Et voici maintenant qui regarde spécialement Florence. — Le service que je vous ai rendu en vous débarrassant des Orsini vaut bien quelque chose, avait dit César ; il vaut bien 200 000 florins, — La Seigneurie avait feint de ne pas entendre ou de ne pas comprendre. Le duc y revient, avec un rabais. Ce service vaut toujours bien 100 000 ducats. En tout cas et à tout le moins, une alliance. Mais une alliance, c’est la condotta, et la condotta, c’est de l’argent. César peut être un grand artiste dans son genre, mais son talent se double de ce qu’il n’oublie jamais les réalités positives. Si l’on eût promis à la Seigneurie, il y a un an, d’éteindre Vitellozzo et Liverotto, n’eût-elle pas volontiers souscrit obligation de ces 100 000 ducats ? Elle ne l’a pas fait, il n’y a pas d’écrit, mais, tacitement, l’obligation n’existe-t-elle pas ? Ce n’est pas Florence qui voudra passer pour ingrate : cela ne lui ressemblerait pas ; cela serait trop « contre sa coutume et nature ! » Toutes les objections sont prévues, sont réfutées d’avance, et toutes les échappatoires sont fermées. « Le temps est venu de se décider, » ainsi que Machiavel en prévenait les Dix. Il va falloir que la Seigneurie saute le pas. César entend lui démontrer qu’à l’entreprise contre Pandolfo Petrucci, elle ne doit pas être moins animée que lui-même, pour trois raisons : son intérêt, sa vengeance, l’intérêt du Roi Très-Chrétien, qui est de les rendre libres, Florence et lui, d’aller le servir en Lombardie ; mais ils n’en seront libres que quand Pandolfo ne sera plus. Si l’affaire ne regardait que le duc, il s’en chargerait seul.

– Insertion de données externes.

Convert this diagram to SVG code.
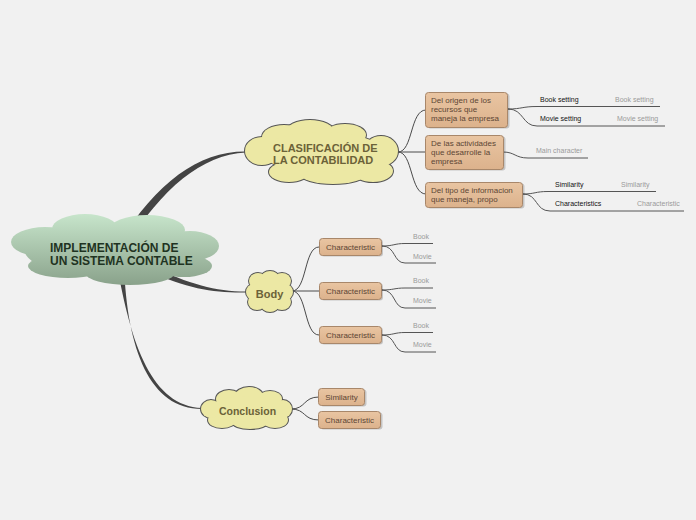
<svg xmlns="http://www.w3.org/2000/svg" xmlns:xlink="http://www.w3.org/1999/xlink" width="696" height="520" viewBox="0 0 696 520">
<style>
.bg{fill:#f1f1f1}
.thick{fill:#444;stroke:none}
.ln{fill:none;stroke:#4a4a4a;stroke-width:1}
.ul{fill:none;stroke:#555;stroke-width:1}
.cs{fill:none;stroke:#555;stroke-width:2}
.cf{fill:#ece8a4;stroke:none}
.ctx{font-family:"Liberation Sans",Arial,sans-serif;font-weight:bold;fill:#6b6238}
.rtx{font-family:"Liberation Sans",Arial,sans-serif;font-weight:bold;font-size:12px;fill:#1f3322}
.box{fill:url(#bg1);stroke:#a8876a;stroke-width:1}
.sh{fill:#000;opacity:0.18}
.btx{font-family:"Liberation Sans",Arial,sans-serif;font-size:8px;fill:#5c4635}
.k{font-family:"Liberation Sans",Arial,sans-serif;font-size:7px;fill:#111}
.g{font-family:"Liberation Sans",Arial,sans-serif;font-size:7px;fill:#9a9a9a}
</style>
<defs>
<linearGradient id="rg" gradientUnits="userSpaceOnUse" x1="0" y1="213" x2="0" y2="287">
<stop offset="0" stop-color="#c8e6cc"/>
<stop offset="1" stop-color="#88a089"/>
</linearGradient>
<linearGradient id="bg1" x1="0" y1="0" x2="0" y2="1">
<stop offset="0" stop-color="#e9c5a2"/>
<stop offset="1" stop-color="#dcb28c"/>
</linearGradient>
<g id="c1">
<ellipse cx="262" cy="151" rx="17" ry="14"/>
<ellipse cx="284" cy="137" rx="22" ry="12"/>
<ellipse cx="310" cy="132" rx="24" ry="12"/>
<ellipse cx="345" cy="135" rx="21" ry="11"/>
<ellipse cx="381" cy="151" rx="17" ry="15"/>
<ellipse cx="373" cy="171" rx="20" ry="11"/>
<ellipse cx="333" cy="174" rx="33" ry="10"/>
<ellipse cx="289" cy="172" rx="20" ry="10"/>
<ellipse cx="322" cy="152" rx="60" ry="20"/>
</g>
<g id="c2">
<ellipse cx="258" cy="281" rx="9" ry="8"/>
<ellipse cx="270" cy="278" rx="9" ry="7"/>
<ellipse cx="282" cy="281" rx="9" ry="8"/>
<ellipse cx="285" cy="292" rx="8" ry="8"/>
<ellipse cx="282" cy="302" rx="9" ry="8"/>
<ellipse cx="270" cy="305" rx="9" ry="7"/>
<ellipse cx="257" cy="302" rx="9" ry="8"/>
<ellipse cx="254" cy="292" rx="8" ry="8"/>
<ellipse cx="269" cy="292" rx="16" ry="14"/>
</g>
<g id="c3">
<ellipse cx="229" cy="399" rx="13" ry="9"/>
<ellipse cx="249" cy="396" rx="14" ry="9"/>
<ellipse cx="270" cy="399" rx="12" ry="8"/>
<ellipse cx="283" cy="409" rx="9" ry="9"/>
<ellipse cx="275" cy="420" rx="13" ry="8"/>
<ellipse cx="250" cy="422" rx="18" ry="7"/>
<ellipse cx="222" cy="420" rx="14" ry="8"/>
<ellipse cx="211" cy="409" rx="10" ry="9"/>
<ellipse cx="246" cy="409" rx="36" ry="13"/>
</g>
</defs>
<rect class="bg" x="0" y="0" width="696" height="520"/>

<g id="connectors">
<path class="thick" d="M 119 243 C 157 182, 199 151, 246 151.5 L 246 152.5 C 201 155, 163 188, 125 247 Z"/>
<path class="thick" d="M 150 266 C 190 284, 215 291.5, 246 291.5 L 246 292.5 C 214 293, 188 289, 148 271 Z"/>
<path class="thick" d="M 117 265 C 131 345, 152 406, 202 408 L 202 409 C 150 409, 127 350, 124 265 Z"/>
<path class="ln" d="M 398 152 C 413 152, 410 110, 426 110"/>
<path class="ln" d="M 398 152 L 426 152"/>
<path class="ln" d="M 398 152 C 413 152, 410 194, 426 194"/>
<path class="ul" d="M 508 109 C 522 109, 522 106.5, 537 106.5 L 660 106.5"/>
<path class="ul" d="M 508 109 C 524 109, 522 126, 537 126 L 665 126"/>
<path class="ul" d="M 503 152 C 515 152, 515 158, 528 158 L 588 158"/>
<path class="ul" d="M 523 194 C 535 194, 535 191.5, 548 191.5 L 656 191.5"/>
<path class="ul" d="M 523 194 C 538 194, 535 211, 550 211 L 684 211"/>
<path class="ln" d="M 292 291 C 307 291, 304 247, 319 247"/>
<path class="ln" d="M 292 291 L 319 291"/>
<path class="ln" d="M 292 291 C 307 291, 304 335, 319 335"/>
<path class="ul" d="M 382 246 C 394 246, 394 243.5, 405 243.5 L 433 243.5"/>
<path class="ul" d="M 382 246 C 396 246, 393 263, 405 263 L 436 263"/>
<path class="ul" d="M 382 290 C 394 290, 394 288, 405 288 L 433 288"/>
<path class="ul" d="M 382 290 C 396 290, 393 308, 405 308 L 436 308"/>
<path class="ul" d="M 382 335 C 394 335, 394 332.5, 405 332.5 L 433 332.5"/>
<path class="ul" d="M 382 335 C 396 335, 393 352, 405 352 L 436 352"/>
<path class="ln" d="M 291 409 C 306 409, 303 397, 319 397"/>
<path class="ln" d="M 291 409 C 306 409, 303 420, 319 420"/>
</g>

<g id="root">
<g fill="url(#rg)">
<ellipse cx="85" cy="229" rx="33" ry="15"/>
<ellipse cx="147" cy="230" rx="38" ry="15"/>
<ellipse cx="45" cy="242" rx="34" ry="15"/>
<ellipse cx="190" cy="246" rx="29" ry="15"/>
<ellipse cx="68" cy="266" rx="40" ry="12"/>
<ellipse cx="130" cy="273" rx="45" ry="12"/>
<ellipse cx="184" cy="266" rx="28" ry="11"/>
<ellipse cx="115" cy="251" rx="90" ry="26"/>
</g>
<text class="rtx" x="50" y="252">IMPLEMENTACIÓN DE</text>
<text class="rtx" x="50" y="264.5">UN SISTEMA CONTABLE</text>
</g>

<g id="clasificacion">
<use xlink:href="#c1" class="cs"/>
<use xlink:href="#c1" class="cf"/>
<text class="ctx" font-size="11" x="273" y="152">CLASIFICACIÓN DE</text>
<text class="ctx" font-size="11" x="273" y="163.5">LA CONTABILIDAD</text>
</g>

<g id="body">
<use xlink:href="#c2" class="cs"/>
<use xlink:href="#c2" class="cf"/>
<text class="ctx" font-size="11" x="269.5" y="298" text-anchor="middle">Body</text>
</g>

<g id="conclusion">
<use xlink:href="#c3" class="cs"/>
<use xlink:href="#c3" class="cf"/>
<text class="ctx" font-size="10.5" x="247.5" y="415" text-anchor="middle">Conclusion</text>
</g>

<g id="origen">
<rect class="sh" x="427.5" y="93.5" width="82" height="35" rx="3"/>
<rect class="box" x="425.5" y="92.5" width="82" height="35" rx="3"/>
<text class="btx" x="431" y="103">Del origen de los</text>
<text class="btx" x="431" y="112">recursos que</text>
<text class="btx" x="431" y="121">maneja la empresa</text>
</g>
<g id="actividades">
<rect class="sh" x="427.5" y="136.5" width="78" height="34" rx="3"/>
<rect class="box" x="425.5" y="135.5" width="78" height="34" rx="3"/>
<text class="btx" x="431" y="146">De las actividades</text>
<text class="btx" x="431" y="155">que desarrolle la</text>
<text class="btx" x="431" y="164">empresa</text>
</g>
<g id="tipo">
<rect class="sh" x="427.5" y="183.5" width="97" height="25" rx="3"/>
<rect class="box" x="425.5" y="182.5" width="97" height="25" rx="3"/>
<text class="btx" x="431" y="193">Del tipo de informacion</text>
<text class="btx" x="431" y="202">que maneja, propo</text>
</g>

<g id="leaf-book-setting"><text class="k" x="540" y="102">Book setting</text><text class="g" x="615" y="102">Book setting</text></g>
<g id="leaf-movie-setting"><text class="k" x="540" y="121">Movie setting</text><text class="g" x="617" y="121">Movie setting</text></g>
<g id="leaf-main-character"><text class="g" x="536" y="153">Main character</text></g>
<g id="leaf-similarity"><text class="k" x="555" y="187">Similarity</text><text class="g" x="621" y="187">Similarity</text></g>
<g id="leaf-characteristics"><text class="k" x="555" y="206">Characteristics</text><text class="g" x="637" y="206">Characteristic</text></g>

<g id="char1">
<rect class="sh" x="321" y="239.5" width="62" height="17" rx="3"/>
<rect class="box" x="319.5" y="238.5" width="62" height="17" rx="3"/>
<text class="btx" x="350.5" y="250" text-anchor="middle">Characteristic</text>
</g>
<g id="char2">
<rect class="sh" x="321" y="283.5" width="62" height="17" rx="3"/>
<rect class="box" x="319.5" y="282.5" width="62" height="17" rx="3"/>
<text class="btx" x="350.5" y="294" text-anchor="middle">Characteristic</text>
</g>
<g id="char3">
<rect class="sh" x="321" y="327.5" width="62" height="17" rx="3"/>
<rect class="box" x="319.5" y="326.5" width="62" height="17" rx="3"/>
<text class="btx" x="350.5" y="338" text-anchor="middle">Characteristic</text>
</g>
<g id="leaf-book1"><text class="g" x="413" y="239">Book</text></g>
<g id="leaf-movie1"><text class="g" x="413" y="259">Movie</text></g>
<g id="leaf-book2"><text class="g" x="413" y="283">Book</text></g>
<g id="leaf-movie2"><text class="g" x="413" y="303">Movie</text></g>
<g id="leaf-book3"><text class="g" x="413" y="328">Book</text></g>
<g id="leaf-movie3"><text class="g" x="413" y="347">Movie</text></g>

<g id="conc-similarity">
<rect class="sh" x="320.5" y="389.5" width="46" height="17" rx="3"/>
<rect class="box" x="318.5" y="388.5" width="46" height="17" rx="3"/>
<text class="btx" x="341.5" y="400" text-anchor="middle">Similarity</text>
</g>
<g id="conc-characteristic">
<rect class="sh" x="320.5" y="412.5" width="62" height="17" rx="3"/>
<rect class="box" x="318.5" y="411.5" width="62" height="17" rx="3"/>
<text class="btx" x="349.5" y="423" text-anchor="middle">Characteristic</text>
</g>
</svg>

Et ce n’est pas qu’il se défie de ses forces, mais c’est cause commune, et il désire que, voyant la Seigneurie marcher avec lui au grand jour, « toute l’Italie soit certaine de leur amitié. »

A la vérité, la fin, — en trois points, — de ce discours est un peu trop classique, rappelle un peu trop les harangues dont, à l’imitation des anciens, Machiavel a orné les Istorie florentine, et fait un peu suspecter son affirmation qu’il reproduit textuellement les paroles de César ; mais il n’importe : c’est certainement sa pensée ; bien plus, c’est certainement son mouvement, son allure, son intonation ; c’est certainement son esprit, et plus encore, c’est certainement sa manière. Une seconde dépêche du secrétaire florentin ne permet, à cet égard, aucun doute. Vitellozzo et Liverotto étant morts, les Orsini en mauvais point, Giovanpaolo chassé de Pérouse, les Bentivogli ramenés par une alliance de famille, il reste à « dénicher » de Sienne Pandolfo Petrucci, qui est homme « à allumer avec le temps un feu capable de brûler plus d’une ville, » et à offrir, pour les lancer de là aux rapines, « un nid à tous ces petits seigneurs débridés qui n’ont point de vergogne. » Dans un autre entretien, qui sera le dernier, Machiavel présente enfin au duc les félicitations de la Seigneurie ; il semble même qu’il y joigne des promesses en ce qui concerne la participation éventuelle de Florence à un coup de main sur Castello. Mais le gros gibier, dont la chasse ne se détourne pas, est, pour César, ce Petrucci. De toute façon, et à tout prix, qu’on l’y aide ou qu’on ne l’y aide pas, il se dit résolu à le forcer. Mais peut-être pas si vite : que chuchote-t-on d’un accord très avantageux, bien « gras, » entre le duc et Pandolfo, au moins provisoirement, parce que, Sienne et les Orsini, cela pourrait faire « trop à mâcher » en même temps ? Point d’accord ! continue à jurer César. Sus à la bête ! Le Pape joue : le duc agit. Ces prétendues négociations ne sont que passes d’Alexandre VI, pour « endormir » l’ennemi et l’empêcher de s’enfuir !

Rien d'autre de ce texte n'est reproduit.